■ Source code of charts
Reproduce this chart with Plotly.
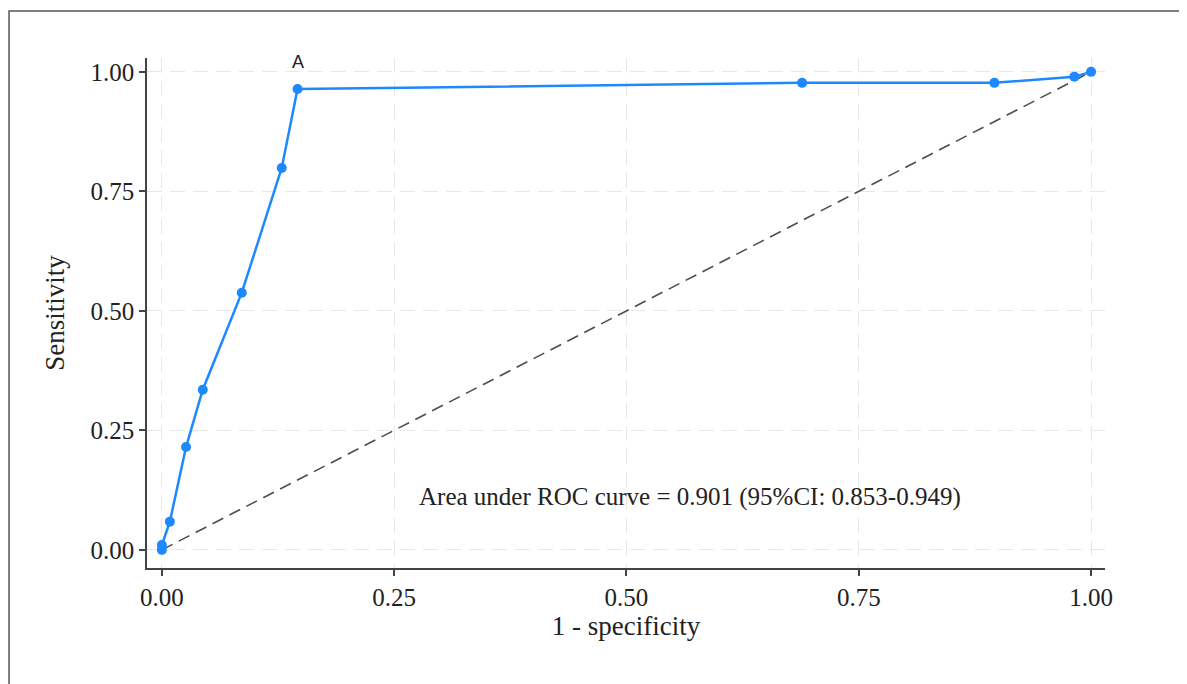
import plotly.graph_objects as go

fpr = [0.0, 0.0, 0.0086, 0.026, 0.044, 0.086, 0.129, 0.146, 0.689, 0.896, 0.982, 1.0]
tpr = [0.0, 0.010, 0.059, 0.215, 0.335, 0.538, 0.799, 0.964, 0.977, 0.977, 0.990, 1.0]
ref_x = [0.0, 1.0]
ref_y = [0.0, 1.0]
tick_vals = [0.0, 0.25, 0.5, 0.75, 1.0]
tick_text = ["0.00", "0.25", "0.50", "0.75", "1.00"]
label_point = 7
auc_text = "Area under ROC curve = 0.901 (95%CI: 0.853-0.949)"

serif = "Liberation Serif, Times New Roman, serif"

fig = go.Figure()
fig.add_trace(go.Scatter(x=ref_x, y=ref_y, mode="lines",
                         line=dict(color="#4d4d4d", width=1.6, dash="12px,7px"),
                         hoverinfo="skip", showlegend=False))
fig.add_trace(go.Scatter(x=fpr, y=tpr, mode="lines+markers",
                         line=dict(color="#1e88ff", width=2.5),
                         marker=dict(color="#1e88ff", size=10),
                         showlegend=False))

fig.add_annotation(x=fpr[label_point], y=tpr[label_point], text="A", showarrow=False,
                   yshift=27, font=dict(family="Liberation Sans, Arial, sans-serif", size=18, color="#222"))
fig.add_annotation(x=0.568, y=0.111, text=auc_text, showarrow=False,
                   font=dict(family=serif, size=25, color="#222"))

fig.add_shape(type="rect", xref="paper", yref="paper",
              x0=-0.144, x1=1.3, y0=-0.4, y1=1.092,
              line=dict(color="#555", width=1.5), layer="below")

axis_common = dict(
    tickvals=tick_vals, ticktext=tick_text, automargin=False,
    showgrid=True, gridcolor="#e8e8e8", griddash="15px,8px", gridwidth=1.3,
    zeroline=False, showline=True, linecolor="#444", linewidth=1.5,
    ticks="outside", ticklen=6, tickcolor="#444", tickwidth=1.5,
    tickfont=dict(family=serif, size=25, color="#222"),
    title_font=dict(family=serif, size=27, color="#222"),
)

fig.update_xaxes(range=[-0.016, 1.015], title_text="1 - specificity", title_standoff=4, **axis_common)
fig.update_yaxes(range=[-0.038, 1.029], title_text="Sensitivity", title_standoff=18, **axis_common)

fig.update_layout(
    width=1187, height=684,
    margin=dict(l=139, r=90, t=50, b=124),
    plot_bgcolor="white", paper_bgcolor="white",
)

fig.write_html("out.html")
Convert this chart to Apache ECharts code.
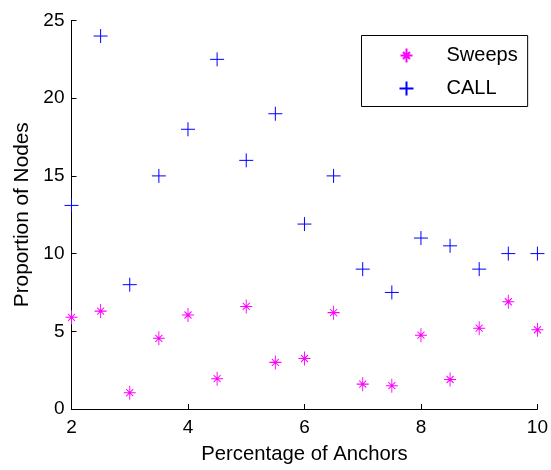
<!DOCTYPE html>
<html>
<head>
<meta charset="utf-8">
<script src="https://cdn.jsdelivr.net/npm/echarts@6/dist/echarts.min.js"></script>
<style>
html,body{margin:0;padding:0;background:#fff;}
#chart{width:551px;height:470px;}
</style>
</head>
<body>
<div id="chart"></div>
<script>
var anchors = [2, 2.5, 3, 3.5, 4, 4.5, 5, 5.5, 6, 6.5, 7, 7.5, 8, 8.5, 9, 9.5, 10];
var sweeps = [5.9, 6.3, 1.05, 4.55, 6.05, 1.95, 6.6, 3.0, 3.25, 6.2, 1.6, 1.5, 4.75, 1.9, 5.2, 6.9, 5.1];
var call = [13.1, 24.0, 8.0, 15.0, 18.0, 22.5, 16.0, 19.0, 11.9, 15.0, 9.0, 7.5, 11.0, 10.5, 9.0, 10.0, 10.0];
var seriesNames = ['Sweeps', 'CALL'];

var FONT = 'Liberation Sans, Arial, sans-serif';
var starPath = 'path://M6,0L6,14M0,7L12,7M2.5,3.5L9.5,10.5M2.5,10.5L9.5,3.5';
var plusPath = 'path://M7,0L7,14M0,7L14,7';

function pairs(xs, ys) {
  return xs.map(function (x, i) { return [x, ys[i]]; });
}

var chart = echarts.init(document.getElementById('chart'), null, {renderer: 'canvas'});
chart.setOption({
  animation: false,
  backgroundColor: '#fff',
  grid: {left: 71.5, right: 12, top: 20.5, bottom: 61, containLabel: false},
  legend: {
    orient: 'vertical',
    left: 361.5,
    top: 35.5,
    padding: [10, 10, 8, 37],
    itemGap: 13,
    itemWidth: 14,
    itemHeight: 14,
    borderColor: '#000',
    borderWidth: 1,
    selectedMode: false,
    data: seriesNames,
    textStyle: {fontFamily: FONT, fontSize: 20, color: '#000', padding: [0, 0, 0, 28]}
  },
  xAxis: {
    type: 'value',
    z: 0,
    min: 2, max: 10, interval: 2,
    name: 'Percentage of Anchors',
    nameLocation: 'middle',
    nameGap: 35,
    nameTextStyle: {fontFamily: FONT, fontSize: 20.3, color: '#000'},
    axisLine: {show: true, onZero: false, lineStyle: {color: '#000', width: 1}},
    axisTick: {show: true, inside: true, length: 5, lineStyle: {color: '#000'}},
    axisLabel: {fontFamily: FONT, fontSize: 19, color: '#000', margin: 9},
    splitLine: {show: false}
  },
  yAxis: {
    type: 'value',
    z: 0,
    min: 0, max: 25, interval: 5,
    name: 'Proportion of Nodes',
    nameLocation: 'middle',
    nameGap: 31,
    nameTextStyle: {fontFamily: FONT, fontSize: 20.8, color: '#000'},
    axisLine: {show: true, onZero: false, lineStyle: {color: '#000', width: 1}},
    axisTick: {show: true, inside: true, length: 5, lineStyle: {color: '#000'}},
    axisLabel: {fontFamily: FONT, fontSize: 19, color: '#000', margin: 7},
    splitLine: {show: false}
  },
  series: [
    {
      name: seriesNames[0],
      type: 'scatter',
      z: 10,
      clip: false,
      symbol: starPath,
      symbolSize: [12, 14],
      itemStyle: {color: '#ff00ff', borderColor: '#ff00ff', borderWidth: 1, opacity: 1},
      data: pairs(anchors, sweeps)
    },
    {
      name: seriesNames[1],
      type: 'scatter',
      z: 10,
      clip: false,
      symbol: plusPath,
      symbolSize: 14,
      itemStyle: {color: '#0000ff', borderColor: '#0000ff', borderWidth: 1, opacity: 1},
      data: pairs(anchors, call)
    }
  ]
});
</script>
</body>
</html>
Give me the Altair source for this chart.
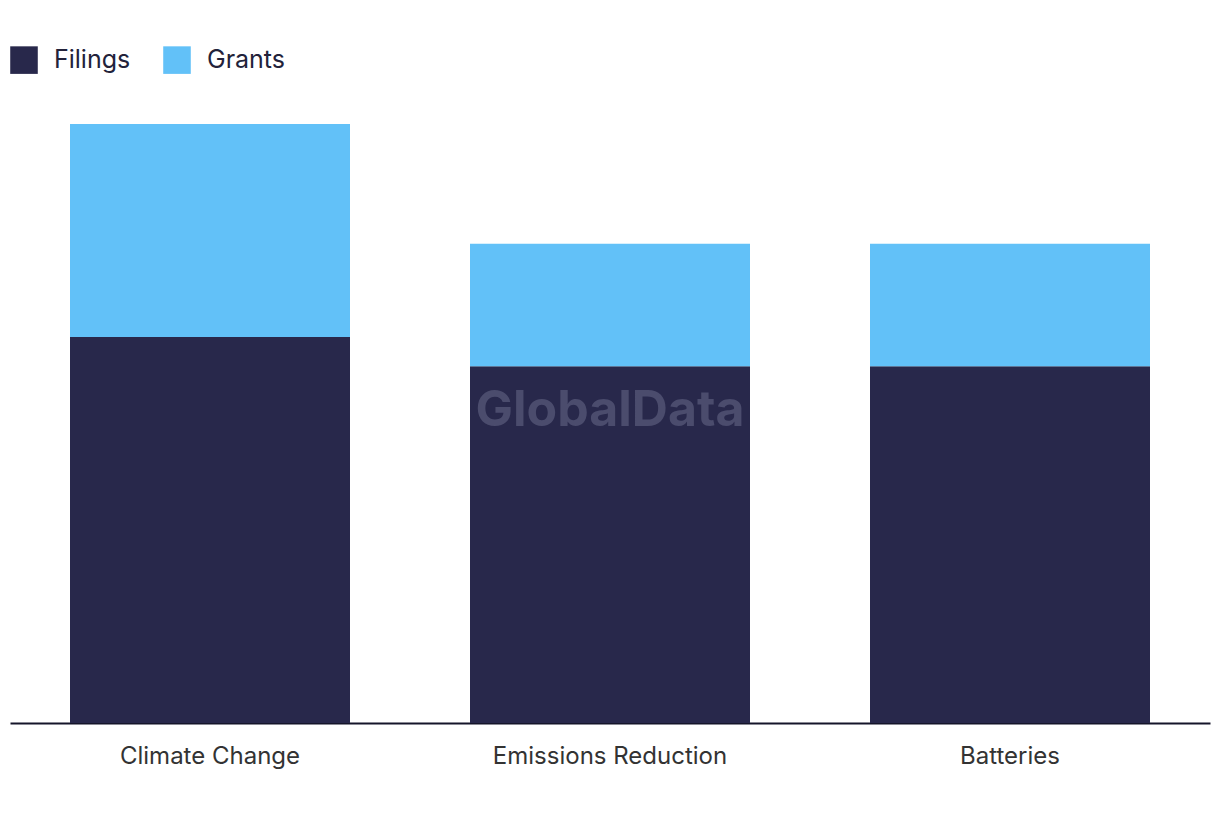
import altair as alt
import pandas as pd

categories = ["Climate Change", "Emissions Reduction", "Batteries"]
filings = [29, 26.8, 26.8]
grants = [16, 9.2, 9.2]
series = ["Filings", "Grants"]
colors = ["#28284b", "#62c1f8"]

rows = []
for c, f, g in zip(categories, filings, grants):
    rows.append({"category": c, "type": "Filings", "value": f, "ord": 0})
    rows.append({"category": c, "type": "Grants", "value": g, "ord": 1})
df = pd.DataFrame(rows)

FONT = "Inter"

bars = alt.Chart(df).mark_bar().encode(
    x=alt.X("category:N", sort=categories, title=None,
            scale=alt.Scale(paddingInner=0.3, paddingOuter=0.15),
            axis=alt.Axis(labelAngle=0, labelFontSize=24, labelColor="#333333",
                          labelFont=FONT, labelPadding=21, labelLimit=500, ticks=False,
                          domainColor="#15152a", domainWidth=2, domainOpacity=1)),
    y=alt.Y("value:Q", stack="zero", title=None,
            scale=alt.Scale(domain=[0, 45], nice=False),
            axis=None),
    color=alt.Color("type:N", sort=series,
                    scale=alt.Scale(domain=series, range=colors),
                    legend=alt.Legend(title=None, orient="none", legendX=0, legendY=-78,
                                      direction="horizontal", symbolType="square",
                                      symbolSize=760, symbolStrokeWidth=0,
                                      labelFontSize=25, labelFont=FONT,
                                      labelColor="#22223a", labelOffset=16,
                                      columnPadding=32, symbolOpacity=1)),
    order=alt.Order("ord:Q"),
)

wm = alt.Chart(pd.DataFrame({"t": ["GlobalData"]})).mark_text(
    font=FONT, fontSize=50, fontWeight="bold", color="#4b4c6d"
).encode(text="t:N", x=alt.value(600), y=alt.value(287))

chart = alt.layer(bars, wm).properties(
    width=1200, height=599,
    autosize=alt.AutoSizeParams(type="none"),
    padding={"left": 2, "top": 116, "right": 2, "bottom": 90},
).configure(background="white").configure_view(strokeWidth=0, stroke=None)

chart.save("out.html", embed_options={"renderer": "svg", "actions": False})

■ Exercise task
Gather every line from the entries above where the word "this" appears, and copy them.

■ Written answer
Reproduce this chart with Plotly.
Convert this chart to Apache ECharts code.
Give me the Altair source for this chart.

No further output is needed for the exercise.